▶ **Task to carry out**:
Below are several entries. Transcribe exactly those lines that fall from the one with "Generate a web" through the one with "0.765, 0.882, 0.882, 0.941, 0.941, 1, 1];", end lines included.

▶ **Entries**:

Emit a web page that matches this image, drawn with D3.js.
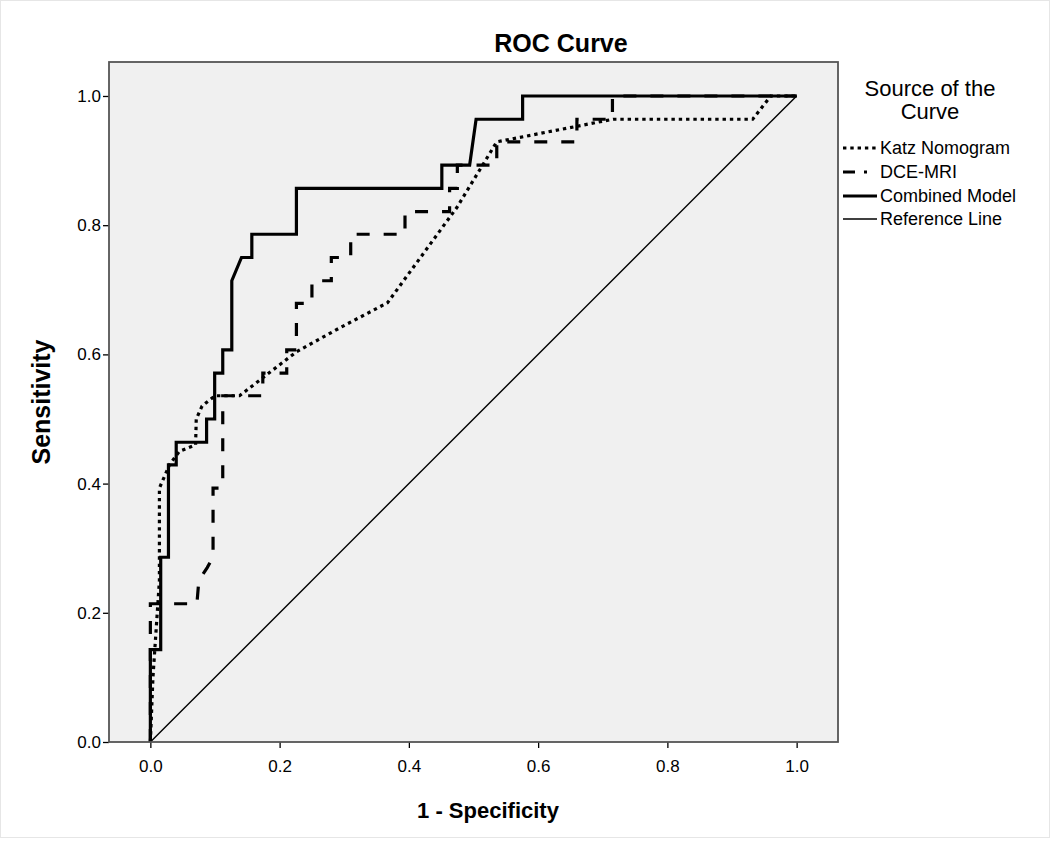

--

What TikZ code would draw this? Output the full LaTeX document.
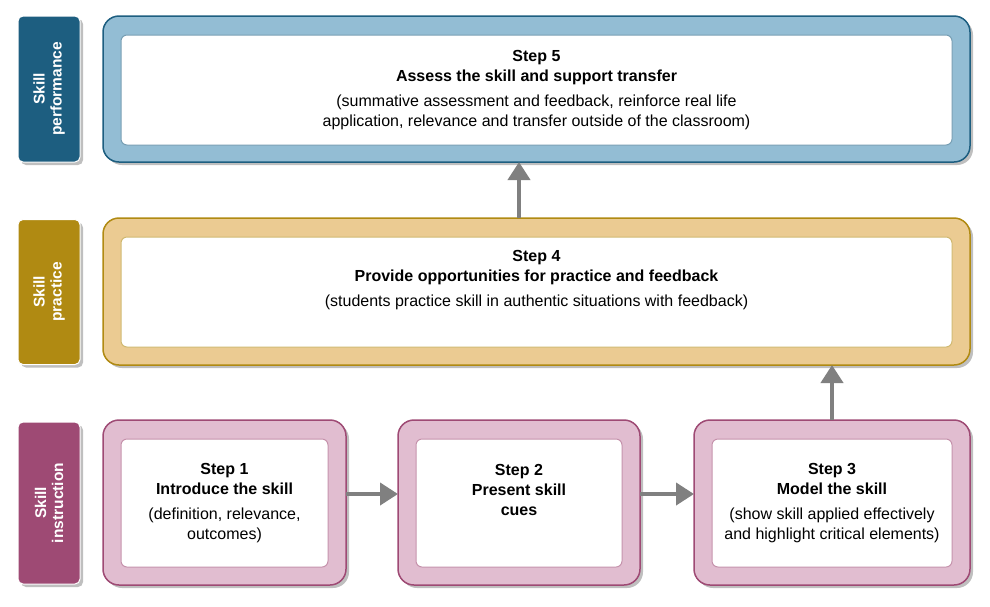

---

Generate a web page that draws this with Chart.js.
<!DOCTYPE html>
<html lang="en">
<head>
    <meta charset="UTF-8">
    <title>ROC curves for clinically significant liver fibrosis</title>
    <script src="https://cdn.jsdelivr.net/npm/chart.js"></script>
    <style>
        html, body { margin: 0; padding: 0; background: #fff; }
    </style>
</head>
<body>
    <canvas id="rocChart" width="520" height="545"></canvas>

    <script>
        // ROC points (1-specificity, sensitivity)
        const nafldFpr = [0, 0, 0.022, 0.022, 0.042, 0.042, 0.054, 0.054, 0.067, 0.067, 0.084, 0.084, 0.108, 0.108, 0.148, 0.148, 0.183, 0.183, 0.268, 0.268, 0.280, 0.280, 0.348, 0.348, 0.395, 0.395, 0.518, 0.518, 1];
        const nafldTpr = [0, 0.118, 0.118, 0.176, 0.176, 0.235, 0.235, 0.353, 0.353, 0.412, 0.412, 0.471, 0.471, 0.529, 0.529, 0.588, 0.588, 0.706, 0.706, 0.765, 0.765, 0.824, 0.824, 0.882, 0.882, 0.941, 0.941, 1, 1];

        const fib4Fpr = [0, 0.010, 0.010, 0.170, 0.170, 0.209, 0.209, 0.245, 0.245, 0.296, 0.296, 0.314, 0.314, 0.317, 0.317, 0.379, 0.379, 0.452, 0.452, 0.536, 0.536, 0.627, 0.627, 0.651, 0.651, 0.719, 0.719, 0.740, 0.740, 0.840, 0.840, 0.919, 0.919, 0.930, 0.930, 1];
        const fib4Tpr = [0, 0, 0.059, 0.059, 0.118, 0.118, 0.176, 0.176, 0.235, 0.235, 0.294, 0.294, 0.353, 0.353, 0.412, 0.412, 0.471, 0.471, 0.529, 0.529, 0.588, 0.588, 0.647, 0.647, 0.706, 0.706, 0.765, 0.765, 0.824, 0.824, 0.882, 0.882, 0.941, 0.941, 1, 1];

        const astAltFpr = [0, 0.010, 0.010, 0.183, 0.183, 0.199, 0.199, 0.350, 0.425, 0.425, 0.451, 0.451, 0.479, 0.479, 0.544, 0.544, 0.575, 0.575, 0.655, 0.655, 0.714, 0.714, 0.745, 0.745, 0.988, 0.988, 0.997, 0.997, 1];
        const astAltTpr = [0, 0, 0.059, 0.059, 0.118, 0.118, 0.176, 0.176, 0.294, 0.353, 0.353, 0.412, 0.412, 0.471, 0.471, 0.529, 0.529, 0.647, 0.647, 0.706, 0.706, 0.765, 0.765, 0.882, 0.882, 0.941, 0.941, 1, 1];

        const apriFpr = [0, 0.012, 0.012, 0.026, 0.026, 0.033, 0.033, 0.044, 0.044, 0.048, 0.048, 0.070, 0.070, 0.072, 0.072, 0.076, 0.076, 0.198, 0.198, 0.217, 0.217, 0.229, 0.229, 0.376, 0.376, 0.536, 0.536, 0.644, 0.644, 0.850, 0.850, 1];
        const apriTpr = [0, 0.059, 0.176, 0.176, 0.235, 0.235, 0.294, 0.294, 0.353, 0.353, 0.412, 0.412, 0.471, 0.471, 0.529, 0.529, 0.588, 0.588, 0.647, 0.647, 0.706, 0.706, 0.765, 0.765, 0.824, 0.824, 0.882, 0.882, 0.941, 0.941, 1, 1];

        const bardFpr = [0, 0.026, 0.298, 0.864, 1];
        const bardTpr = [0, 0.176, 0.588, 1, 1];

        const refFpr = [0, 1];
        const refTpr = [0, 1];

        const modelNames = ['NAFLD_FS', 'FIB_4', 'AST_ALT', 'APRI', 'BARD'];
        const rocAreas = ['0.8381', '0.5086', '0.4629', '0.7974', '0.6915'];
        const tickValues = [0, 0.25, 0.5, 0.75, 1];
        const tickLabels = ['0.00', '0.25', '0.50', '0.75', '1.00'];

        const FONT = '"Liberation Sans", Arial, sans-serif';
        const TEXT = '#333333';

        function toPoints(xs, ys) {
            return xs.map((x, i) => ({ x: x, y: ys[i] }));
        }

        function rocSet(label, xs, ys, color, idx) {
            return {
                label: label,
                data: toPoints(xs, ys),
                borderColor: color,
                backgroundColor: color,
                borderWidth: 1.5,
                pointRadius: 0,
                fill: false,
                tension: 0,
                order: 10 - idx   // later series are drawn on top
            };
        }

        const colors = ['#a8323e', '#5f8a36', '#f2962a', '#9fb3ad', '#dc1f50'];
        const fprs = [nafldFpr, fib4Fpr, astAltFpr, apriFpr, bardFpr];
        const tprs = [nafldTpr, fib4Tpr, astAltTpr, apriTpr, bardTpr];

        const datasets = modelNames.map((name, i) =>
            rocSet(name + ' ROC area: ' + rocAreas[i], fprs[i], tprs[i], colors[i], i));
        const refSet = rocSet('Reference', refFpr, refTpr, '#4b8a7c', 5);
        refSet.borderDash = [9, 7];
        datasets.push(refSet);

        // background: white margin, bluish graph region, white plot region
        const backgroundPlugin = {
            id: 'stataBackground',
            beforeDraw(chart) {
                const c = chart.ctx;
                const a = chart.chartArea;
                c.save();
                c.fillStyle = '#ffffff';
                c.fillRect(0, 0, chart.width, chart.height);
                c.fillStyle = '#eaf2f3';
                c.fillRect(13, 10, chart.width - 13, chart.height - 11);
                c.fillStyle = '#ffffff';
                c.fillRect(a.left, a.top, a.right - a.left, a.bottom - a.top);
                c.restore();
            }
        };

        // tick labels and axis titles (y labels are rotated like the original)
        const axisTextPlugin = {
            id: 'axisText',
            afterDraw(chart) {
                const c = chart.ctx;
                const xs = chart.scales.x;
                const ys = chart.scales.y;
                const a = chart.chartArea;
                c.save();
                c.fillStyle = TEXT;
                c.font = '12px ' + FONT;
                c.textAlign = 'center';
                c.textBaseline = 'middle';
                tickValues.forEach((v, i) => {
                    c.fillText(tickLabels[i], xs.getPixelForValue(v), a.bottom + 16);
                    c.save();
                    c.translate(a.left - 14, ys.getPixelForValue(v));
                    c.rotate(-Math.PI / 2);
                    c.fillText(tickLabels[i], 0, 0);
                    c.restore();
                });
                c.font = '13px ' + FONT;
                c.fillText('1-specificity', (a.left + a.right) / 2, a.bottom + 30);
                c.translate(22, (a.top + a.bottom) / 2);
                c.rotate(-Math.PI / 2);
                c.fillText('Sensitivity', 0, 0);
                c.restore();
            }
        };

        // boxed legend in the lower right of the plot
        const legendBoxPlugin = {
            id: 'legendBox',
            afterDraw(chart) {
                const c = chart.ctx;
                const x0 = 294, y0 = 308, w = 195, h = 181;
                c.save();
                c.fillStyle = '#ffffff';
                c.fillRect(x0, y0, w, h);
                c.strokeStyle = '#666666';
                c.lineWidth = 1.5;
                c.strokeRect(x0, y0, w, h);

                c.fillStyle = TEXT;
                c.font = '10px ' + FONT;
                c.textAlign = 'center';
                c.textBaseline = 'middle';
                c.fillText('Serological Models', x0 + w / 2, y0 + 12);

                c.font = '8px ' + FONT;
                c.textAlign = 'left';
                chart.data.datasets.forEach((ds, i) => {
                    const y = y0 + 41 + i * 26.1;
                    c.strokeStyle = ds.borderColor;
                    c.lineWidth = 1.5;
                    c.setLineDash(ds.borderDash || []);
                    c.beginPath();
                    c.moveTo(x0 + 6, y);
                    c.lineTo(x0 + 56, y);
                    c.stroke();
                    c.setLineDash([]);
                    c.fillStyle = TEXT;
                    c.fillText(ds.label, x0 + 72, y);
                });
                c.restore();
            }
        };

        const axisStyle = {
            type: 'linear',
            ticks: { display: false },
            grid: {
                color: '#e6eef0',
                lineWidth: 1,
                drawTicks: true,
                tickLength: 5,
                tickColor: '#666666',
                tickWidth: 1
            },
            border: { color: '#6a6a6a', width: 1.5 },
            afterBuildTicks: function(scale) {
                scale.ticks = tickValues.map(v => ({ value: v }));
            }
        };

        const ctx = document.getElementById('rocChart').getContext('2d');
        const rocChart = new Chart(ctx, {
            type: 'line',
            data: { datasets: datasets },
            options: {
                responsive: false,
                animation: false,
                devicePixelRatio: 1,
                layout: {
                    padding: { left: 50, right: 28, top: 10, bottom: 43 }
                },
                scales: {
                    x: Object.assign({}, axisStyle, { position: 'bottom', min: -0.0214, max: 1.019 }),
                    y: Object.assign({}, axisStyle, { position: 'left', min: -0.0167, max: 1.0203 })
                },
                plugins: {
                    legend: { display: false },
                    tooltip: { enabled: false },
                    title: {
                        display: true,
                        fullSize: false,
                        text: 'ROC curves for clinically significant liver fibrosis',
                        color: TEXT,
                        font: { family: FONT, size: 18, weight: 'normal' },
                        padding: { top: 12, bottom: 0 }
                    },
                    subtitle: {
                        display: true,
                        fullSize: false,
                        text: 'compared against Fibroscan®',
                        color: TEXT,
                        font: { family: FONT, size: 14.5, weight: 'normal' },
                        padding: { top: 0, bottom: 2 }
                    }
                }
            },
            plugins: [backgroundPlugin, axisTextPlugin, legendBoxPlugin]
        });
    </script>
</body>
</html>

▶ **Task answer**:
Generate a web page that draws this with Chart.js.
<!DOCTYPE html>
<html lang="en">
<head>
    <meta charset="UTF-8">
    <title>ROC curves for clinically significant liver fibrosis</title>
    <script src="https://cdn.jsdelivr.net/npm/chart.js"></script>
    <style>
        html, body { margin: 0; padding: 0; background: #fff; }
    </style>
</head>
<body>
    <canvas id="rocChart" width="520" height="545"></canvas>

    <script>
        // ROC points (1-specificity, sensitivity)
        const nafldFpr = [0, 0, 0.022, 0.022, 0.042, 0.042, 0.054, 0.054, 0.067, 0.067, 0.084, 0.084, 0.108, 0.108, 0.148, 0.148, 0.183, 0.183, 0.268, 0.268, 0.280, 0.280, 0.348, 0.348, 0.395, 0.395, 0.518, 0.518, 1];
        const nafldTpr = [0, 0.118, 0.118, 0.176, 0.176, 0.235, 0.235, 0.353, 0.353, 0.412, 0.412, 0.471, 0.471, 0.529, 0.529, 0.588, 0.588, 0.706, 0.706, 0.765, 0.765, 0.824, 0.824, 0.882, 0.882, 0.941, 0.941, 1, 1];

        const fib4Fpr = [0, 0.010, 0.010, 0.170, 0.170, 0.209, 0.209, 0.245, 0.245, 0.296, 0.296, 0.314, 0.314, 0.317, 0.317, 0.379, 0.379, 0.452, 0.452, 0.536, 0.536, 0.627, 0.627, 0.651, 0.651, 0.719, 0.719, 0.740, 0.740, 0.840, 0.840, 0.919, 0.919, 0.930, 0.930, 1];
        const fib4Tpr = [0, 0, 0.059, 0.059, 0.118, 0.118, 0.176, 0.176, 0.235, 0.235, 0.294, 0.294, 0.353, 0.353, 0.412, 0.412, 0.471, 0.471, 0.529, 0.529, 0.588, 0.588, 0.647, 0.647, 0.706, 0.706, 0.765, 0.765, 0.824, 0.824, 0.882, 0.882, 0.941, 0.941, 1, 1];

        const astAltFpr = [0, 0.010, 0.010, 0.183, 0.183, 0.199, 0.199, 0.350, 0.425, 0.425, 0.451, 0.451, 0.479, 0.479, 0.544, 0.544, 0.575, 0.575, 0.655, 0.655, 0.714, 0.714, 0.745, 0.745, 0.988, 0.988, 0.997, 0.997, 1];
        const astAltTpr = [0, 0, 0.059, 0.059, 0.118, 0.118, 0.176, 0.176, 0.294, 0.353, 0.353, 0.412, 0.412, 0.471, 0.471, 0.529, 0.529, 0.647, 0.647, 0.706, 0.706, 0.765, 0.765, 0.882, 0.882, 0.941, 0.941, 1, 1];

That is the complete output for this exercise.